_TASK TO COMPLETE:_ Write out every line of the material exactly as it appears.

_MATERIAL PROVIDED:_

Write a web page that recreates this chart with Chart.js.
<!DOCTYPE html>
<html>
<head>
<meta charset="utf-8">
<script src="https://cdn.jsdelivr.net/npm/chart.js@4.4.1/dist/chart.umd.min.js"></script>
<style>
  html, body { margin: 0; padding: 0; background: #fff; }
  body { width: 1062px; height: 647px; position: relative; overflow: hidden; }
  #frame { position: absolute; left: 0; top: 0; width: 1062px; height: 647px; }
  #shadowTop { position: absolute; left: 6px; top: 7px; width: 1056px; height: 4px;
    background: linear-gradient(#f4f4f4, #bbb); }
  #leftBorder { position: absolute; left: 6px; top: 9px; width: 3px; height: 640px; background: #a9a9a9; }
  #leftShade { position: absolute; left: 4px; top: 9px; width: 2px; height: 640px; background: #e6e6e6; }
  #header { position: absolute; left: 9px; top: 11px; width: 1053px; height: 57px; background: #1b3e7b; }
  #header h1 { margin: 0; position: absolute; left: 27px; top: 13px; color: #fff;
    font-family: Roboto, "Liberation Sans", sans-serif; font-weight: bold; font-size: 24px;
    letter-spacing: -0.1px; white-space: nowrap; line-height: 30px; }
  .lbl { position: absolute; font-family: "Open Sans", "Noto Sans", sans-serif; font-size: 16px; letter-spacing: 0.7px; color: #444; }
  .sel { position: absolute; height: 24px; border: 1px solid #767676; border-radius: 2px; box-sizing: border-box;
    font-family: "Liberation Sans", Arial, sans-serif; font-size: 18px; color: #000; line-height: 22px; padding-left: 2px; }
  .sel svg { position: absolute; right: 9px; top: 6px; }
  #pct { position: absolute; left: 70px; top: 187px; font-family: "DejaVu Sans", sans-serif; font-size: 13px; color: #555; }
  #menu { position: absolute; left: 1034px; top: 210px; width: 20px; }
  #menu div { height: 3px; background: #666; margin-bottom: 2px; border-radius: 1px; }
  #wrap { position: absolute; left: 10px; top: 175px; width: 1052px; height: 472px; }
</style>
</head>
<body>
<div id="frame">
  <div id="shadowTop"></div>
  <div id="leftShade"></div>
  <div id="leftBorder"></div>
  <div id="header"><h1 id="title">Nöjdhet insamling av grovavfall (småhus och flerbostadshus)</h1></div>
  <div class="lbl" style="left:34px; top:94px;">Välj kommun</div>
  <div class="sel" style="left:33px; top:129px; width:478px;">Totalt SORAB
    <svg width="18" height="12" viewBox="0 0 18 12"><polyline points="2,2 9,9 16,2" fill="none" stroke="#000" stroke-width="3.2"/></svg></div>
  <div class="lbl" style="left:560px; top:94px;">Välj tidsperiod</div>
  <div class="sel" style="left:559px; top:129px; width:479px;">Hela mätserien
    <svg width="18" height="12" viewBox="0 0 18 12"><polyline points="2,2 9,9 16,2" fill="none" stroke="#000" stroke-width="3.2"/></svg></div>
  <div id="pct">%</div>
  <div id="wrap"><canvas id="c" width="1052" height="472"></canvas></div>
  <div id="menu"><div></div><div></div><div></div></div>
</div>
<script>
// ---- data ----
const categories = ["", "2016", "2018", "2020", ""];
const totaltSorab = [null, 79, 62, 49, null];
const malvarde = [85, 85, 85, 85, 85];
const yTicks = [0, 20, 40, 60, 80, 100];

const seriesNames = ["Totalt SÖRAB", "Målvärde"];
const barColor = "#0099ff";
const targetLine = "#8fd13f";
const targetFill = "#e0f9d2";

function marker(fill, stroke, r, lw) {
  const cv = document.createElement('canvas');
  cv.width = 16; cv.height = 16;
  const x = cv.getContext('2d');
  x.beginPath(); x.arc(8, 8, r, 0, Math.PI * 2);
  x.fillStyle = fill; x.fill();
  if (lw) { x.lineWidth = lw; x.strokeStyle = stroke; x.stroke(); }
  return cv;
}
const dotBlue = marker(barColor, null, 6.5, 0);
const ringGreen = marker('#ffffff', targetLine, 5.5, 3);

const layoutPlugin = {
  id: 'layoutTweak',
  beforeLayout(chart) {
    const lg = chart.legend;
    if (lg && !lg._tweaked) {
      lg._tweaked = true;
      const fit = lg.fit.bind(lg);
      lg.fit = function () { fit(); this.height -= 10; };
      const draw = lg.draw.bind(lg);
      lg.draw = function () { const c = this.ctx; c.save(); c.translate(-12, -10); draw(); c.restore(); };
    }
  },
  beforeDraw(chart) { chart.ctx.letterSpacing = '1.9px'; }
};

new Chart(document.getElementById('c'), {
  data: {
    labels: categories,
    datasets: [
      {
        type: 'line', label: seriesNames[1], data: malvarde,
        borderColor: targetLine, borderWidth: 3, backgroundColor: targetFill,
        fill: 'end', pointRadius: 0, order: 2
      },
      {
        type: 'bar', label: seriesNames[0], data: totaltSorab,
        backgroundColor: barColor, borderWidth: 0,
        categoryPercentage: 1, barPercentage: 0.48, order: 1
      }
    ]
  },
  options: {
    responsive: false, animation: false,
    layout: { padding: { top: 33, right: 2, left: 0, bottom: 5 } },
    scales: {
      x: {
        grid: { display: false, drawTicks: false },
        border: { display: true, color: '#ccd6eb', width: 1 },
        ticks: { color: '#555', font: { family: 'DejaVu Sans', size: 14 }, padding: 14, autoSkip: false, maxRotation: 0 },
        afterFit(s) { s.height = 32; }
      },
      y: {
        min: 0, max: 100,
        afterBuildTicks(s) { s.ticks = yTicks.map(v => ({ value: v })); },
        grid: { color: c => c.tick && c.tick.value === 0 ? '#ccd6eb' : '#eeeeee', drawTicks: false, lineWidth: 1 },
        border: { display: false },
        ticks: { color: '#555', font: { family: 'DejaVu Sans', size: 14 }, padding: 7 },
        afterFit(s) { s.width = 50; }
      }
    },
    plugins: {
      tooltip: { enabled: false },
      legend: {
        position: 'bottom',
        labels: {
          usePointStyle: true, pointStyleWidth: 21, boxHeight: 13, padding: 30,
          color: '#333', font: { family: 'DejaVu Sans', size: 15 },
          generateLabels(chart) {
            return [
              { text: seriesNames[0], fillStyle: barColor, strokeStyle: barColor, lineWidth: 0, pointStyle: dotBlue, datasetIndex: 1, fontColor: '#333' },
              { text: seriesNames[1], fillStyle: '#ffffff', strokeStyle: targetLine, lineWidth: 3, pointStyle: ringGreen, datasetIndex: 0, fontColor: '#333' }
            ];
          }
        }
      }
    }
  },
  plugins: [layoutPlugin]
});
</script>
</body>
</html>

_FINAL RESULT:_
Write a web page that recreates this chart with Chart.js.
<!DOCTYPE html>
<html>
<head>
<meta charset="utf-8">
<script src="https://cdn.jsdelivr.net/npm/chart.js@4.4.1/dist/chart.umd.min.js"></script>
<style>
  html, body { margin: 0; padding: 0; background: #fff; }
  body { width: 1062px; height: 647px; position: relative; overflow: hidden; }
  #frame { position: absolute; left: 0; top: 0; width: 1062px; height: 647px; }
  #shadowTop { position: absolute; left: 6px; top: 7px; width: 1056px; height: 4px;
    background: linear-gradient(#f4f4f4, #bbb); }
  #leftBorder { position: absolute; left: 6px; top: 9px; width: 3px; height: 640px; background: #a9a9a9; }
  #leftShade { position: absolute; left: 4px; top: 9px; width: 2px; height: 640px; background: #e6e6e6; }
  #header { position: absolute; left: 9px; top: 11px; width: 1053px; height: 57px; background: #1b3e7b; }
  #header h1 { margin: 0; position: absolute; left: 27px; top: 13px; color: #fff;
    font-family: Roboto, "Liberation Sans", sans-serif; font-weight: bold; font-size: 24px;
    letter-spacing: -0.1px; white-space: nowrap; line-height: 30px; }
  .lbl { position: absolute; font-family: "Open Sans", "Noto Sans", sans-serif; font-size: 16px; letter-spacing: 0.7px; color: #444; }
  .sel { position: absolute; height: 24px; border: 1px solid #767676; border-radius: 2px; box-sizing: border-box;
    font-family: "Liberation Sans", Arial, sans-serif; font-size: 18px; color: #000; line-height: 22px; padding-left: 2px; }
  .sel svg { position: absolute; right: 9px; top: 6px; }
  #pct { position: absolute; left: 70px; top: 187px; font-family: "DejaVu Sans", sans-serif; font-size: 13px; color: #555; }
  #menu { position: absolute; left: 1034px; top: 210px; width: 20px; }
  #menu div { height: 3px; background: #666; margin-bottom: 2px; border-radius: 1px; }
  #wrap { position: absolute; left: 10px; top: 175px; width: 1052px; height: 472px; }
</style>
</head>
<body>
<div id="frame">
  <div id="shadowTop"></div>
  <div id="leftShade"></div>
  <div id="leftBorder"></div>
  <div id="header"><h1 id="title">Nöjdhet insamling av grovavfall (småhus och flerbostadshus)</h1></div>
  <div class="lbl" style="left:34px; top:94px;">Välj kommun</div>
  <div class="sel" style="left:33px; top:129px; width:478px;">Totalt SORAB
    <svg width="18" height="12" viewBox="0 0 18 12"><polyline points="2,2 9,9 16,2" fill="none" stroke="#000" stroke-width="3.2"/></svg></div>
  <div class="lbl" style="left:560px; top:94px;">Välj tidsperiod</div>
  <div class="sel" style="left:559px; top:129px; width:479px;">Hela mätserien
    <svg width="18" height="12" viewBox="0 0 18 12"><polyline points="2,2 9,9 16,2" fill="none" stroke="#000" stroke-width="3.2"/></svg></div>
  <div id="pct">%</div>
  <div id="wrap"><canvas id="c" width="1052" height="472"></canvas></div>
  <div id="menu"><div></div><div></div><div></div></div>
</div>
<script>
// ---- data ----
const categories = ["", "2016", "2018", "2020", ""];
const totaltSorab = [null, 79, 62, 49, null];
const malvarde = [85, 85, 85, 85, 85];
const yTicks = [0, 20, 40, 60, 80, 100];

const seriesNames = ["Totalt SÖRAB", "Målvärde"];
const barColor = "#0099ff";
const targetLine = "#8fd13f";
const targetFill = "#e0f9d2";

function marker(fill, stroke, r, lw) {
  const cv = document.createElement('canvas');
  cv.width = 16; cv.height = 16;
  const x = cv.getContext('2d');
  x.beginPath(); x.arc(8, 8, r, 0, Math.PI * 2);
  x.fillStyle = fill; x.fill();
  if (lw) { x.lineWidth = lw; x.strokeStyle = stroke; x.stroke(); }
  return cv;
}
const dotBlue = marker(barColor, null, 6.5, 0);
const ringGreen = marker('#ffffff', targetLine, 5.5, 3);

const layoutPlugin = {
  id: 'layoutTweak',
  beforeLayout(chart) {
    const lg = chart.legend;
    if (lg && !lg._tweaked) {
      lg._tweaked = true;
      const fit = lg.fit.bind(lg);
      lg.fit = function () { fit(); this.height -= 10; };
      const draw = lg.draw.bind(lg);
      lg.draw = function () { const c = this.ctx; c.save(); c.translate(-12, -10); draw(); c.restore(); };
    }
  },
  beforeDraw(chart) { chart.ctx.letterSpacing = '1.9px'; }
};

new Chart(document.getElementById('c'), {
  data: {
    labels: categories,
    datasets: [
      {
        type: 'line', label: seriesNames[1], data: malvarde,
        borderColor: targetLine, borderWidth: 3, backgroundColor: targetFill,
        fill: 'end', pointRadius: 0, order: 2
      },
      {
        type: 'bar', label: seriesNames[0], data: totaltSorab,
        backgroundColor: barColor, borderWidth: 0,
        categoryPercentage: 1, barPercentage: 0.48, order: 1
      }
    ]
  },
  options: {
    responsive: false, animation: false,
    layout: { padding: { top: 33, right: 2, left: 0, bottom: 5 } },
    scales: {
      x: {
        grid: { display: false, drawTicks: false },
        border: { display: true, color: '#ccd6eb', width: 1 },
        ticks: { color: '#555', font: { family: 'DejaVu Sans', size: 14 }, padding: 14, autoSkip: false, maxRotation: 0 },
        afterFit(s) { s.height = 32; }
      },
      y: {
        min: 0, max: 100,
        afterBuildTicks(s) { s.ticks = yTicks.map(v => ({ value: v })); },
        grid: { color: c => c.tick && c.tick.value === 0 ? '#ccd6eb' : '#eeeeee', drawTicks: false, lineWidth: 1 },
        border: { display: false },
        ticks: { color: '#555', font: { family: 'DejaVu Sans', size: 14 }, padding: 7 },
        afterFit(s) { s.width = 50; }
      }
    },
    plugins: {
      tooltip: { enabled: false },
      legend: {
        position: 'bottom',
        labels: {
          usePointStyle: true, pointStyleWidth: 21, boxHeight: 13, padding: 30,
          color: '#333', font: { family: 'DejaVu Sans', size: 15 },
          generateLabels(chart) {
            return [
              { text: seriesNames[0], fillStyle: barColor, strokeStyle: barColor, lineWidth: 0, pointStyle: dotBlue, datasetIndex: 1, fontColor: '#333' },
              { text: seriesNames[1], fillStyle: '#ffffff', strokeStyle: targetLine, lineWidth: 3, pointStyle: ringGreen, datasetIndex: 0, fontColor: '#333' }
            ];
          }
        }
      }
    }
  },
  plugins: [layoutPlugin]
});
</script>
</body>
</html>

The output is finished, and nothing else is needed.